= DATA SECTION =

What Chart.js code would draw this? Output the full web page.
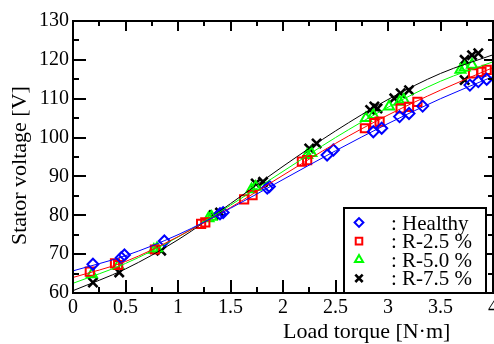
<!DOCTYPE html>
<html>
<head>
<meta charset="utf-8">
<script src="https://cdn.jsdelivr.net/npm/chart.js@4.4.1/dist/chart.umd.min.js"></script>
<style>
  html, body { margin: 0; padding: 0; background: #fff; }
  #wrap { width: 494px; height: 344px; }
</style>
</head>
<body>
<div id="wrap"><canvas id="voltageChart" width="494" height="344"></canvas></div>
<script>
// Measured points (load torque [N·m], stator voltage [V])
const healthyT = [0.19, 0.46, 0.49, 0.87, 1.40, 1.43, 1.85, 1.87, 2.42, 2.48, 2.86, 2.94, 3.11, 3.20, 3.33, 3.78, 3.86, 3.94];
const healthyV = [67.4, 69.1, 69.8, 73.4, 80.4, 80.7, 87.0, 87.4, 95.5, 96.8, 101.5, 102.4, 105.4, 106.2, 108.1, 113.5, 114.4, 115.0];

const r25T = [0.16, 0.40, 0.43, 0.78, 1.22, 1.26, 1.63, 1.71, 2.18, 2.23, 2.78, 2.87, 2.92, 3.12, 3.20, 3.28, 3.81, 3.89, 3.94];
const r25V = [65.5, 67.6, 67.2, 71.2, 77.8, 78.2, 84.1, 85.2, 93.8, 94.2, 102.4, 103.7, 104.1, 107.5, 107.9, 109.2, 116.5, 116.9, 117.4];

const r50T = [0.18, 0.43, 0.77, 0.80, 1.29, 1.32, 1.70, 1.74, 2.23, 2.27, 2.79, 2.86, 3.01, 3.11, 3.15, 3.69, 3.73, 3.80];
const r50V = [64.8, 67.0, 71.1, 71.5, 79.2, 79.6, 86.7, 87.3, 95.5, 96.0, 105.0, 105.8, 108.0, 109.2, 109.7, 117.4, 118.0, 118.7];

const r75T = [0.19, 0.44, 0.84, 1.34, 1.40, 1.74, 1.81, 2.25, 2.32, 2.83, 2.87, 2.90, 3.06, 3.12, 3.20, 3.73, 3.73, 3.80, 3.86];
const r75V = [62.7, 65.3, 70.9, 80.1, 80.7, 88.2, 88.6, 97.2, 98.5, 107.1, 108.0, 107.5, 110.1, 111.4, 112.2, 114.8, 120.0, 121.2, 121.7];

// Fitted curves at these torques
const fitT = [0, 0.5, 1, 1.5, 2, 2.5, 3, 3.5, 4];
const healthyFit = [65.7, 69.6, 75.0, 81.8, 89.2, 96.6, 103.6, 110.0, 115.7];
const r25Fit = [64.0, 68.1, 74.5, 82.0, 90.3, 98.5, 105.8, 112.2, 118.0];
const r50Fit = [62.5, 67.6, 74.4, 82.6, 91.3, 100.0, 107.8, 114.5, 119.5];
const r75Fit = [60.6, 66.2, 73.7, 83.0, 92.6, 101.7, 109.8, 116.5, 121.3];

const legendLabels = [': Healthy', ': R-2.5 %', ': R-5.0 %', ': R-7.5 %'];

// Axis ticks
const xTicks = [0, 0.5, 1, 1.5, 2, 2.5, 3, 3.5, 4];
const xMinorTicks = [0.25, 0.75, 1.25, 1.75, 2.25, 2.75, 3.25, 3.75];
const yTicks = [60, 70, 80, 90, 100, 110, 120, 130];
const yMinorTicks = [65, 75, 85, 95, 105, 115, 125];

const SERIF = '"Liberation Serif", "Times New Roman", serif';

const pairs = (xs, ys) => xs.map((x, i) => ({ x: x, y: ys[i] }));

const markers = [
    { color: '#0000ff', style: 'rectRot', radius: 5.5, width: 2 },
    { color: '#ff0000', style: 'rect', radius: 5.8, width: 2 },
    { color: '#00ff00', style: 'triangle', radius: 5.8, width: 2 },
    { color: '#000000', style: 'crossRot', radius: 6.5, width: 2.6 }
];
const pointSets = [pairs(healthyT, healthyV), pairs(r25T, r25V), pairs(r50T, r50V), pairs(r75T, r75V)];
const fitSets = [healthyFit, r25Fit, r50Fit, r75Fit];

const datasets = [];
fitSets.forEach((fit, i) => {
    datasets.push({
        type: 'line',
        data: pairs(fitT, fit),
        borderColor: markers[i].color,
        borderWidth: 1,
        pointRadius: 0,
        fill: false,
        cubicInterpolationMode: 'monotone'
    });
});
pointSets.forEach((pts, i) => {
    datasets.push({
        type: 'scatter',
        data: pts,
        showLine: false,
        pointStyle: markers[i].style,
        pointRadius: markers[i].radius,
        pointBorderWidth: markers[i].width,
        pointBorderColor: markers[i].color,
        pointBackgroundColor: 'rgba(0,0,0,0)'
    });
});

// Inward ticks on all four sides, frame, titles and the boxed legend
const framePlugin = {
    id: 'frame',
    afterDatasetsDraw(chart) {
        const { ctx, chartArea: a, scales: { x, y } } = chart;
        ctx.save();
        ctx.strokeStyle = '#000';
        ctx.lineWidth = 2;
        ctx.beginPath();
        const vTick = (v, lenB, lenT) => {
            const px = Math.round(x.getPixelForValue(v));
            ctx.moveTo(px, a.bottom); ctx.lineTo(px, a.bottom - lenB);
            ctx.moveTo(px, a.top); ctx.lineTo(px, a.top + lenT);
        };
        const hTick = (v, lenL, lenR) => {
            const py = Math.round(y.getPixelForValue(v));
            ctx.moveTo(a.left, py); ctx.lineTo(a.left + lenL, py);
            ctx.moveTo(a.right, py); ctx.lineTo(a.right - lenR, py);
        };
        xTicks.forEach(v => vTick(v, 13, 10));
        xMinorTicks.forEach(v => vTick(v, 6, 5));
        yTicks.forEach(v => hTick(v, 13, 9));
        yMinorTicks.forEach(v => hTick(v, 6, 5));
        ctx.stroke();
        ctx.strokeRect(a.left, a.top, a.right - a.left, a.bottom - a.top);

        // legend box
        const bx = 344, by = 208, bw = 142, bh = 85;
        ctx.fillStyle = '#fff';
        ctx.fillRect(bx, by, bw, bh);
        ctx.strokeRect(bx, by, bw, bh);
        ctx.font = '21px ' + SERIF;
        ctx.textAlign = 'left';
        ctx.textBaseline = 'alphabetic';
        legendLabels.forEach((label, i) => {
            const rowY = 222.5 + i * 18.6;
            const m = markers[i];
            ctx.strokeStyle = m.color;
            ctx.fillStyle = 'rgba(0,0,0,0)';
            ctx.lineWidth = m.width;
            Chart.helpers.drawPoint(ctx, {
                pointStyle: m.style,
                radius: m.radius * 0.8,
                rotation: 0,
                borderWidth: m.width
            }, 359, rowY);
            ctx.fillStyle = '#000';
            ctx.fillText(label, 391, rowY + 7);
        });

        // axis titles
        ctx.fillStyle = '#000';
        ctx.font = '22px ' + SERIF;
        ctx.textAlign = 'left';
        ctx.fillText('Load torque [N·m]', 283, 338);
        ctx.translate(26, 245);
        ctx.rotate(-Math.PI / 2);
        ctx.fillText('Stator voltage [V]', 0, 0);
        ctx.restore();
    }
};

new Chart(document.getElementById('voltageChart'), {
    type: 'scatter',
    data: { datasets: datasets },
    options: {
        responsive: false,
        animation: false,
        layout: { autoPadding: false, padding: { top: 21, right: 1, left: 0, bottom: 0 } },
        plugins: {
            legend: { display: false },
            tooltip: { enabled: false }
        },
        scales: {
            x: {
                type: 'linear',
                min: 0,
                max: 4,
                grid: { display: false, drawTicks: false },
                border: { display: false },
                afterBuildTicks: (s) => { s.ticks = xTicks.map(v => ({ value: v })); },
                afterFit: (s) => { s.height = 51; s.paddingLeft = 0; s.paddingRight = 0; },
                ticks: {
                    autoSkip: false,
                    maxRotation: 0,
                    padding: 3,
                    color: '#000',
                    font: { family: SERIF, size: 20 },
                    callback: (v) => String(v)
                }
            },
            y: {
                min: 60,
                max: 130,
                grid: { display: false, drawTicks: false },
                border: { display: false },
                afterBuildTicks: (s) => { s.ticks = yTicks.map(v => ({ value: v })); },
                afterFit: (s) => { s.width = 73; s.paddingTop = 0; s.paddingBottom = 0; },
                ticks: {
                    autoSkip: false,
                    padding: 4,
                    color: '#000',
                    font: { family: SERIF, size: 20 },
                    callback: (v) => String(v)
                }
            }
        }
    },
    plugins: [framePlugin]
});
</script>
</body>
</html>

= PROBLEM =
Write down every line from the opening of the listing to the line with "120.0, 121.2, 121.7];", both included, and nothing else; the pictures are omitted.

= TASK RESPONSE =
What Chart.js code would draw this? Output the full web page.
<!DOCTYPE html>
<html>
<head>
<meta charset="utf-8">
<script src="https://cdn.jsdelivr.net/npm/chart.js@4.4.1/dist/chart.umd.min.js"></script>
<style>
  html, body { margin: 0; padding: 0; background: #fff; }
  #wrap { width: 494px; height: 344px; }
</style>
</head>
<body>
<div id="wrap"><canvas id="voltageChart" width="494" height="344"></canvas></div>
<script>
// Measured points (load torque [N·m], stator voltage [V])
const healthyT = [0.19, 0.46, 0.49, 0.87, 1.40, 1.43, 1.85, 1.87, 2.42, 2.48, 2.86, 2.94, 3.11, 3.20, 3.33, 3.78, 3.86, 3.94];
const healthyV = [67.4, 69.1, 69.8, 73.4, 80.4, 80.7, 87.0, 87.4, 95.5, 96.8, 101.5, 102.4, 105.4, 106.2, 108.1, 113.5, 114.4, 115.0];

const r25T = [0.16, 0.40, 0.43, 0.78, 1.22, 1.26, 1.63, 1.71, 2.18, 2.23, 2.78, 2.87, 2.92, 3.12, 3.20, 3.28, 3.81, 3.89, 3.94];
const r25V = [65.5, 67.6, 67.2, 71.2, 77.8, 78.2, 84.1, 85.2, 93.8, 94.2, 102.4, 103.7, 104.1, 107.5, 107.9, 109.2, 116.5, 116.9, 117.4];

const r50T = [0.18, 0.43, 0.77, 0.80, 1.29, 1.32, 1.70, 1.74, 2.23, 2.27, 2.79, 2.86, 3.01, 3.11, 3.15, 3.69, 3.73, 3.80];
const r50V = [64.8, 67.0, 71.1, 71.5, 79.2, 79.6, 86.7, 87.3, 95.5, 96.0, 105.0, 105.8, 108.0, 109.2, 109.7, 117.4, 118.0, 118.7];

const r75T = [0.19, 0.44, 0.84, 1.34, 1.40, 1.74, 1.81, 2.25, 2.32, 2.83, 2.87, 2.90, 3.06, 3.12, 3.20, 3.73, 3.73, 3.80, 3.86];
const r75V = [62.7, 65.3, 70.9, 80.1, 80.7, 88.2, 88.6, 97.2, 98.5, 107.1, 108.0, 107.5, 110.1, 111.4, 112.2, 114.8, 120.0, 121.2, 121.7];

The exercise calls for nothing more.